- [What you have to do] Set the listing down again exactly, please, apart from its pictures.

- [Provided material]
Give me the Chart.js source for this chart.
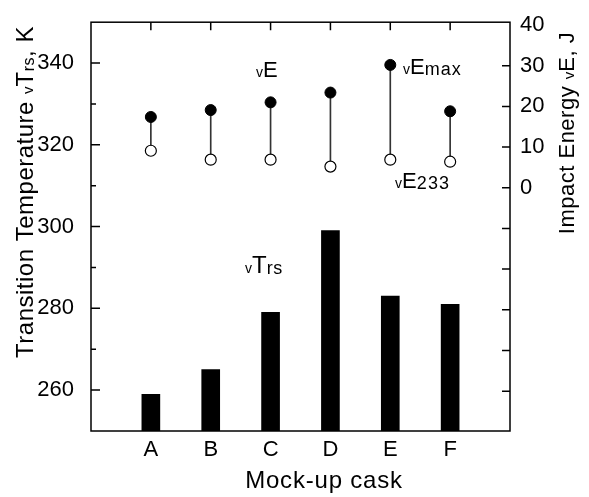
<!DOCTYPE html>
<html>
<head>
<meta charset="utf-8">
<title>Mock-up cask</title>
<script src="https://cdn.jsdelivr.net/npm/chart.js"></script>
<style>
    html, body { margin: 0; padding: 0; background: #fff; }
    #wrap { width: 589px; height: 497px; position: relative; }
</style>
</head>
<body>
<div id="wrap"><canvas id="caskChart"></canvas></div>
<script>
// Transition temperature (bars) and impact energy (dots) per mock-up cask

const categories = ['A', 'B', 'C', 'D', 'E', 'F'];
const transitionTemp = [259, 265, 279, 299, 283, 281];   // vTrs, K
const energyMax = [17.4, 19.1, 21.0, 23.4, 30.2, 18.8];  // vEmax, J
const energy233 = [9.1, 6.9, 6.9, 5.2, 6.9, 6.4];        // vE233, J
const tempTicks = [260, 280, 300, 320, 340];
const energyTicks = [0, 10, 20, 30, 40];
const energyBlankTicks = [-50, -40, -30, -20, -10];      // tick marks with no label

const FONT = '"Liberation Sans", Arial, sans-serif';

// one empty slot at each end of the x axis
const labels = [''].concat(categories, ['']);
function pad(arr) { return [null].concat(arr, [null]); }

// text made of pieces of different size (subscripts)
// part = [text, fontSize, letterSpacing, dy]
function drawRich(ctx, parts, x, y, angle, centered) {
    ctx.save();
    ctx.translate(x, y);
    if (angle) ctx.rotate(angle);
    ctx.fillStyle = '#000';
    ctx.textAlign = 'left';
    ctx.textBaseline = 'alphabetic';
    const widths = parts.map(function(p) {
        ctx.font = p[1] + 'px ' + FONT;
        ctx.letterSpacing = (p[2] || 0) + 'px';
        return ctx.measureText(p[0]).width;
    });
    const total = widths.reduce(function(s, w) { return s + w; }, 0);
    let cx = centered ? -total / 2 : 0;
    parts.forEach(function(p, i) {
        ctx.font = p[1] + 'px ' + FONT;
        ctx.letterSpacing = (p[2] || 0) + 'px';
        ctx.fillText(p[0], cx, p[3] || 0);
        cx += widths[i];
    });
    ctx.restore();
}

const framePlugin = {
    id: 'frame',
    afterDraw(chart) {
        const ctx = chart.ctx;
        const a = chart.chartArea;
        const x = chart.scales.x, y = chart.scales.y, y2 = chart.scales.y2;

        ctx.save();
        ctx.strokeStyle = '#000';
        ctx.lineWidth = 1.5;
        ctx.strokeRect(a.left, a.top, a.right - a.left, a.bottom - a.top);

        ctx.beginPath();
        // left axis, major and minor ticks pointing in
        tempTicks.forEach(function(v, i) {
            const py = y.getPixelForValue(v);
            ctx.moveTo(a.left, py); ctx.lineTo(a.left + 9, py);
            if (i < tempTicks.length - 1) {
                const pm = y.getPixelForValue((v + tempTicks[i + 1]) / 2);
                ctx.moveTo(a.left, pm); ctx.lineTo(a.left + 5, pm);
            }
        });
        // right axis
        energyTicks.concat(energyBlankTicks).forEach(function(v) {
            if (v === 40) return;
            const py = y2.getPixelForValue(v);
            ctx.moveTo(a.right, py); ctx.lineTo(a.right - 8, py);
        });
        // top ticks over each cask
        categories.forEach(function(c, i) {
            const px = x.getPixelForValue(i + 1);
            ctx.moveTo(px, a.top); ctx.lineTo(px, a.top + 8);
        });
        ctx.stroke();
        ctx.restore();

        // axis titles
        drawRich(ctx, [['Transition Temperature ', 24, 0.5], ['v', 15, 0], ['T', 24, 0.5], ['rs', 16, 0.5, 1], [', K', 24, 0.5]],
            33, 192, -Math.PI / 2, true);
        drawRich(ctx, [['Impact Energy ', 22, 0.5], ['v', 15, 0], ['E', 22, 0.5], [', J', 22, 0.5]],
            574, 133, -Math.PI / 2, true);
        drawRich(ctx, [['Mock-up cask', 24, 0.8]], 324, 488, 0, true);

        // labels inside the plot
        drawRich(ctx, [['v', 14, 0], ['E', 22, 0]], 256, 77);
        drawRich(ctx, [['v', 14, 0], ['E', 22, 0], ['max', 18, 1.0, 1]], 403, 74);
        drawRich(ctx, [['v', 14, 0], ['E', 22, 0], ['233', 18, 1.2, 1]], 395, 188);
        drawRich(ctx, [['v', 14, 0], ['T', 24, 0], ['rs', 18, 0.5, 1]], 245, 273);
    }
};

const ctx = document.getElementById('caskChart').getContext('2d');

new Chart(ctx, {
    type: 'bar',
    data: {
        labels: labels,
        datasets: [
            {
                type: 'line',
                label: 'vEmax',
                data: pad(energyMax),
                yAxisID: 'y2',
                showLine: false,
                pointRadius: 5.5,
                pointBackgroundColor: '#000',
                pointBorderColor: '#000',
                pointBorderWidth: 1,
                order: 1
            },
            {
                type: 'line',
                label: 'vE233',
                data: pad(energy233),
                yAxisID: 'y2',
                showLine: false,
                pointRadius: 5.5,
                pointBackgroundColor: '#fff',
                pointBorderColor: '#000',
                pointBorderWidth: 1.2,
                order: 2
            },
            {
                label: 'range',
                data: pad(categories.map(function(c, i) { return [energy233[i], energyMax[i]]; })),
                yAxisID: 'y2',
                backgroundColor: '#333',
                barThickness: 1,
                grouped: false,
                order: 3
            },
            {
                label: 'vTrs',
                data: pad(transitionTemp),
                yAxisID: 'y',
                backgroundColor: '#000',
                borderWidth: 0,
                barThickness: 18,
                grouped: false,
                order: 4
            }
        ]
    },
    options: {
        responsive: true,
        maintainAspectRatio: false,
        animation: false,
        layout: { padding: { top: 17, left: 0, right: 0, bottom: 0 } },
        plugins: {
            legend: { display: false },
            tooltip: { enabled: false }
        },
        scales: {
            x: {
                type: 'category',
                offset: false,
                grid: { display: false },
                border: { display: false },
                ticks: {
                    autoSkip: false,
                    maxRotation: 0,
                    padding: -2,
                    color: '#000',
                    font: { family: FONT, size: 22 }
                },
                afterFit: function(s) { s.height = 66; }
            },
            y: {
                position: 'left',
                min: 250,
                max: 350,
                grid: { display: false },
                border: { display: false },
                afterBuildTicks: function(s) {
                    s.ticks = tempTicks.map(function(v) { return { value: v }; });
                },
                ticks: {
                    padding: 9,
                    color: '#000',
                    font: { family: FONT, size: 22 }
                },
                afterFit: function(s) { s.width = 91; }
            },
            y2: {
                position: 'right',
                min: -59.8,
                max: 40.7,
                grid: { display: false },
                border: { display: false },
                afterBuildTicks: function(s) {
                    s.ticks = energyTicks.map(function(v) { return { value: v }; });
                },
                ticks: {
                    padding: 2,
                    color: '#000',
                    font: { family: FONT, size: 22 }
                },
                afterFit: function(s) { s.width = 79; }
            }
        }
    },
    plugins: [framePlugin]
});
</script>
</body>
</html>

- [The output]
Give me the Chart.js source for this chart.
<!DOCTYPE html>
<html>
<head>
<meta charset="utf-8">
<title>Mock-up cask</title>
<script src="https://cdn.jsdelivr.net/npm/chart.js"></script>
<style>
    html, body { margin: 0; padding: 0; background: #fff; }
    #wrap { width: 589px; height: 497px; position: relative; }
</style>
</head>
<body>
<div id="wrap"><canvas id="caskChart"></canvas></div>
<script>
// Transition temperature (bars) and impact energy (dots) per mock-up cask

const categories = ['A', 'B', 'C', 'D', 'E', 'F'];
const transitionTemp = [259, 265, 279, 299, 283, 281];   // vTrs, K
const energyMax = [17.4, 19.1, 21.0, 23.4, 30.2, 18.8];  // vEmax, J
const energy233 = [9.1, 6.9, 6.9, 5.2, 6.9, 6.4];        // vE233, J
const tempTicks = [260, 280, 300, 320, 340];
const energyTicks = [0, 10, 20, 30, 40];
const energyBlankTicks = [-50, -40, -30, -20, -10];      // tick marks with no label

const FONT = '"Liberation Sans", Arial, sans-serif';

// one empty slot at each end of the x axis
const labels = [''].concat(categories, ['']);
function pad(arr) { return [null].concat(arr, [null]); }

// text made of pieces of different size (subscripts)
// part = [text, fontSize, letterSpacing, dy]
function drawRich(ctx, parts, x, y, angle, centered) {
    ctx.save();
    ctx.translate(x, y);
    if (angle) ctx.rotate(angle);
    ctx.fillStyle = '#000';
    ctx.textAlign = 'left';
    ctx.textBaseline = 'alphabetic';
    const widths = parts.map(function(p) {
        ctx.font = p[1] + 'px ' + FONT;
        ctx.letterSpacing = (p[2] || 0) + 'px';
        return ctx.measureText(p[0]).width;
    });
    const total = widths.reduce(function(s, w) { return s + w; }, 0);
    let cx = centered ? -total / 2 : 0;
    parts.forEach(function(p, i) {
        ctx.font = p[1] + 'px ' + FONT;
        ctx.letterSpacing = (p[2] || 0) + 'px';
        ctx.fillText(p[0], cx, p[3] || 0);
        cx += widths[i];
    });
    ctx.restore();
}

const framePlugin = {
    id: 'frame',
    afterDraw(chart) {
        const ctx = chart.ctx;
        const a = chart.chartArea;
        const x = chart.scales.x, y = chart.scales.y, y2 = chart.scales.y2;

        ctx.save();
        ctx.strokeStyle = '#000';
        ctx.lineWidth = 1.5;
        ctx.strokeRect(a.left, a.top, a.right - a.left, a.bottom - a.top);

        ctx.beginPath();
        // left axis, major and minor ticks pointing in
        tempTicks.forEach(function(v, i) {
            const py = y.getPixelForValue(v);
            ctx.moveTo(a.left, py); ctx.lineTo(a.left + 9, py);
            if (i < tempTicks.length - 1) {
                const pm = y.getPixelForValue((v + tempTicks[i + 1]) / 2);
                ctx.moveTo(a.left, pm); ctx.lineTo(a.left + 5, pm);
            }
        });
        // right axis
        energyTicks.concat(energyBlankTicks).forEach(function(v) {
            if (v === 40) return;
            const py = y2.getPixelForValue(v);
            ctx.moveTo(a.right, py); ctx.lineTo(a.right - 8, py);
        });
        // top ticks over each cask
        categories.forEach(function(c, i) {
            const px = x.getPixelForValue(i + 1);
            ctx.moveTo(px, a.top); ctx.lineTo(px, a.top + 8);
        });
        ctx.stroke();
        ctx.restore();

        // axis titles
        drawRich(ctx, [['Transition Temperature ', 24, 0.5], ['v', 15, 0], ['T', 24, 0.5], ['rs', 16, 0.5, 1], [', K', 24, 0.5]],
            33, 192, -Math.PI / 2, true);
        drawRich(ctx, [['Impact Energy ', 22, 0.5], ['v', 15, 0], ['E', 22, 0.5], [', J', 22, 0.5]],
            574, 133, -Math.PI / 2, true);
        drawRich(ctx, [['Mock-up cask', 24, 0.8]], 324, 488, 0, true);

        // labels inside the plot
        drawRich(ctx, [['v', 14, 0], ['E', 22, 0]], 256, 77);
        drawRich(ctx, [['v', 14, 0], ['E', 22, 0], ['max', 18, 1.0, 1]], 403, 74);
        drawRich(ctx, [['v', 14, 0], ['E', 22, 0], ['233', 18, 1.2, 1]], 395, 188);
        drawRich(ctx, [['v', 14, 0], ['T', 24, 0], ['rs', 18, 0.5, 1]], 245, 273);
    }
};

const ctx = document.getElementById('caskChart').getContext('2d');

new Chart(ctx, {
    type: 'bar',
    data: {
        labels: labels,
        datasets: [
            {
                type: 'line',
                label: 'vEmax',
                data: pad(energyMax),
                yAxisID: 'y2',
                showLine: false,
                pointRadius: 5.5,
                pointBackgroundColor: '#000',
                pointBorderColor: '#000',
                pointBorderWidth: 1,
                order: 1
            },
            {
                type: 'line',
                label: 'vE233',
                data: pad(energy233),
                yAxisID: 'y2',
                showLine: false,
                pointRadius: 5.5,
                pointBackgroundColor: '#fff',
                pointBorderColor: '#000',
                pointBorderWidth: 1.2,
                order: 2
            },
            {
                label: 'range',
                data: pad(categories.map(function(c, i) { return [energy233[i], energyMax[i]]; })),
                yAxisID: 'y2',
                backgroundColor: '#333',
                barThickness: 1,
                grouped: false,
                order: 3
            },
            {
                label: 'vTrs',
                data: pad(transitionTemp),
                yAxisID: 'y',
                backgroundColor: '#000',
                borderWidth: 0,
                barThickness: 18,
                grouped: false,
                order: 4
            }
        ]
    },
    options: {
        responsive: true,
        maintainAspectRatio: false,
        animation: false,
        layout: { padding: { top: 17, left: 0, right: 0, bottom: 0 } },
        plugins: {
            legend: { display: false },
            tooltip: { enabled: false }
        },
        scales: {
            x: {
                type: 'category',
                offset: false,
                grid: { display: false },
                border: { display: false },
                ticks: {
                    autoSkip: false,
                    maxRotation: 0,
                    padding: -2,
                    color: '#000',
                    font: { family: FONT, size: 22 }
                },
                afterFit: function(s) { s.height = 66; }
            },
            y: {
                position: 'left',
                min: 250,
                max: 350,
                grid: { display: false },
                border: { display: false },
                afterBuildTicks: function(s) {
                    s.ticks = tempTicks.map(function(v) { return { value: v }; });
                },
                ticks: {
                    padding: 9,
                    color: '#000',
                    font: { family: FONT, size: 22 }
                },
                afterFit: function(s) { s.width = 91; }
            },
            y2: {
                position: 'right',
                min: -59.8,
                max: 40.7,
                grid: { display: false },
                border: { display: false },
                afterBuildTicks: function(s) {
                    s.ticks = energyTicks.map(function(v) { return { value: v }; });
                },
                ticks: {
                    padding: 2,
                    color: '#000',
                    font: { family: FONT, size: 22 }
                },
                afterFit: function(s) { s.width = 79; }
            }
        }
    },
    plugins: [framePlugin]
});
</script>
</body>
</html>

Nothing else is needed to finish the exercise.